Merle Hunt is an illustrator specialising in traditional illustrations that reflect the natural world and the universality of stories.
Sometimes our lineage can help shape our futures. Such is the case with illustrator Merle Hunt, whose great, great, great Grandfather, Benjamin Bowen – a printer in Sheffield – was instrumental in the production of the first ever Christmas card. And several generations later, Benjamin Bowen’s great, great, great granddaughter, Merle Hunt, creates delightful card, wrapping paper and stationery illustrations. These are focused on seasonal themes such as snow-laden Nordic fairytales for Christmas, life-filled baby animals and peeping buds for spring, famous literature love quotes for summer weddings and darkening forests (with a witch or two) for Autumn.
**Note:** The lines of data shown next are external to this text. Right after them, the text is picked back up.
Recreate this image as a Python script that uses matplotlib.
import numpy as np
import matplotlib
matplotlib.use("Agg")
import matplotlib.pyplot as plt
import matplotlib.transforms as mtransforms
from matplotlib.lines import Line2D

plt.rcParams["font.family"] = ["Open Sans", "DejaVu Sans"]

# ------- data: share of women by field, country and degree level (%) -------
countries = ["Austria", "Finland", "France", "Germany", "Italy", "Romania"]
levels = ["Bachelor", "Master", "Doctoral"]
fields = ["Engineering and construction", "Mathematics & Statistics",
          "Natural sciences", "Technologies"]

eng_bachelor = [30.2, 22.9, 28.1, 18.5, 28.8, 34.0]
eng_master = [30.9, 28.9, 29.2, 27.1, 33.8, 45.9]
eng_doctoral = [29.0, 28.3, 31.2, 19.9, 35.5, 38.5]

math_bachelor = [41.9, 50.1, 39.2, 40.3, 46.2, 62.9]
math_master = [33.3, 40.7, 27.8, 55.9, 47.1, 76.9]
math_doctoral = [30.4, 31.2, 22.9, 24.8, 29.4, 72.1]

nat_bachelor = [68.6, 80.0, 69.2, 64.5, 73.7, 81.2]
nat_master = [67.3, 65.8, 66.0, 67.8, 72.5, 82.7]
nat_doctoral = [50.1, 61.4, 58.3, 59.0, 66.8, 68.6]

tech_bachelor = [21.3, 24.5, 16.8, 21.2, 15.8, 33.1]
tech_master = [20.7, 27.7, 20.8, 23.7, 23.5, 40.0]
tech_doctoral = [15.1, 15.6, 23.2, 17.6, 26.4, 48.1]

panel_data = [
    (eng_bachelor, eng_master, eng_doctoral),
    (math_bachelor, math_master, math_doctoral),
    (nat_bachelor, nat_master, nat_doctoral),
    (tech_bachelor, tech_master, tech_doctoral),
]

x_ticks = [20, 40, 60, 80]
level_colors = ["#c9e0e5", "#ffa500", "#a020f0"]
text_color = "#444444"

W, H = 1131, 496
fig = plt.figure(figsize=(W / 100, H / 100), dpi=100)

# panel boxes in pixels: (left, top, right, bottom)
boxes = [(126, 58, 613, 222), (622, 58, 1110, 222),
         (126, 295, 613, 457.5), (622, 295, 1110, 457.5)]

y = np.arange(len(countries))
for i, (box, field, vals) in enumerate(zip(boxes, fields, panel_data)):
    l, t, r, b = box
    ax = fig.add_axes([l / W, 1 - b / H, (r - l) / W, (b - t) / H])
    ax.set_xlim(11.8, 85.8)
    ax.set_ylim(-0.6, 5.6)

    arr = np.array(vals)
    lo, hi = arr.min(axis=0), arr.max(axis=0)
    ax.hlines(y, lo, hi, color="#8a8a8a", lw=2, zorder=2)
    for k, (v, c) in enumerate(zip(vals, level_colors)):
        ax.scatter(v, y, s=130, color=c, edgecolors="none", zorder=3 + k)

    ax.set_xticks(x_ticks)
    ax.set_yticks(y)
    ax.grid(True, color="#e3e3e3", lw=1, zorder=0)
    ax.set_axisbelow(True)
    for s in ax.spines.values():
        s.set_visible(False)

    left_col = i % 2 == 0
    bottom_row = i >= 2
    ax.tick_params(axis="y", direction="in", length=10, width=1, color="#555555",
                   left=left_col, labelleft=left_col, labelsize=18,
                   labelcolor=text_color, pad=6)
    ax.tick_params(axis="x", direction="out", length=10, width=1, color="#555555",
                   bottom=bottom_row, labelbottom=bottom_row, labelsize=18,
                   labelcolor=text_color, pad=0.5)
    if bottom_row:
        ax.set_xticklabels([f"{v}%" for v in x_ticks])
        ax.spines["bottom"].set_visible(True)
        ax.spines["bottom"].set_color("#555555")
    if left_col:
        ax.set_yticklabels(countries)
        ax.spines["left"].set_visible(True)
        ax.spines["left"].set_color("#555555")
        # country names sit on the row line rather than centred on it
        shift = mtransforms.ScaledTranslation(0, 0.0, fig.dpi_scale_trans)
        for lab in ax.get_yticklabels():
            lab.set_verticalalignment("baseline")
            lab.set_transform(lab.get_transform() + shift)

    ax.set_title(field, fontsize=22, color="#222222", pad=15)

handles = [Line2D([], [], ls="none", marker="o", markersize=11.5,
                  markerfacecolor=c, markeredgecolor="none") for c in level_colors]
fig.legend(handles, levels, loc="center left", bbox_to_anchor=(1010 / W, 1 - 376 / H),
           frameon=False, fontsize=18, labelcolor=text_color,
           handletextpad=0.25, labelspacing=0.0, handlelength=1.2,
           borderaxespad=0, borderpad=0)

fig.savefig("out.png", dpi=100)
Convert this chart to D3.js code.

Armed with a basketfull of brushes and a mechanical pencil always to hand, Merle creates work that is often small in scale and filled with decorative detail. Merle’s illustrations tell stories inspired by literature and fairytales. Using nature and animals as the main reference, Merle’s use of watercolours and in-depth, colourful detail creates an immediately accessible, warm appeal.
Merle draws inspiration from the works of Arthur Rackham, Edmund Dulac and Kay Nielsen, whose rich and magical ink and watercolour illustrations at the turn of the 20th century, gave rise to the ‘Golden Age of Illustration’. This was a time of Arts and Crafts, Art Nouveau and the Pre-Raphaelites. Says Merle in her own words, “My images always tell stories, in fact, I think illustrators are essentially storytellers. I find endless inspiration from literature and fairytales. I enjoy capturing and evoking the mood, the magic, the feeling and something of the internal yearning of the writing or the characters I portray.”
Predominantly a watercolour artist, Merle likes to use the vibrant, pigment based colours of Windsor and Newtons professional range to create images that might at once produce the subtle tones of a frozen tundra or the brilliant hues of an Indian summer. Merle draws on her Anglo-Indian heritage to create bold, intricate patterns and animated subjects that each combine to create a story.
This sense of nature and narrative extends into Merle’s business “Merle Made Tales”, where much care is taken in sourcing ecologically sound products and printing methods for her illustrations. Merle now lives in East Sussex, in the heart of the Ashdown Forest where, incidentally, Whinnie the Pooh also lives.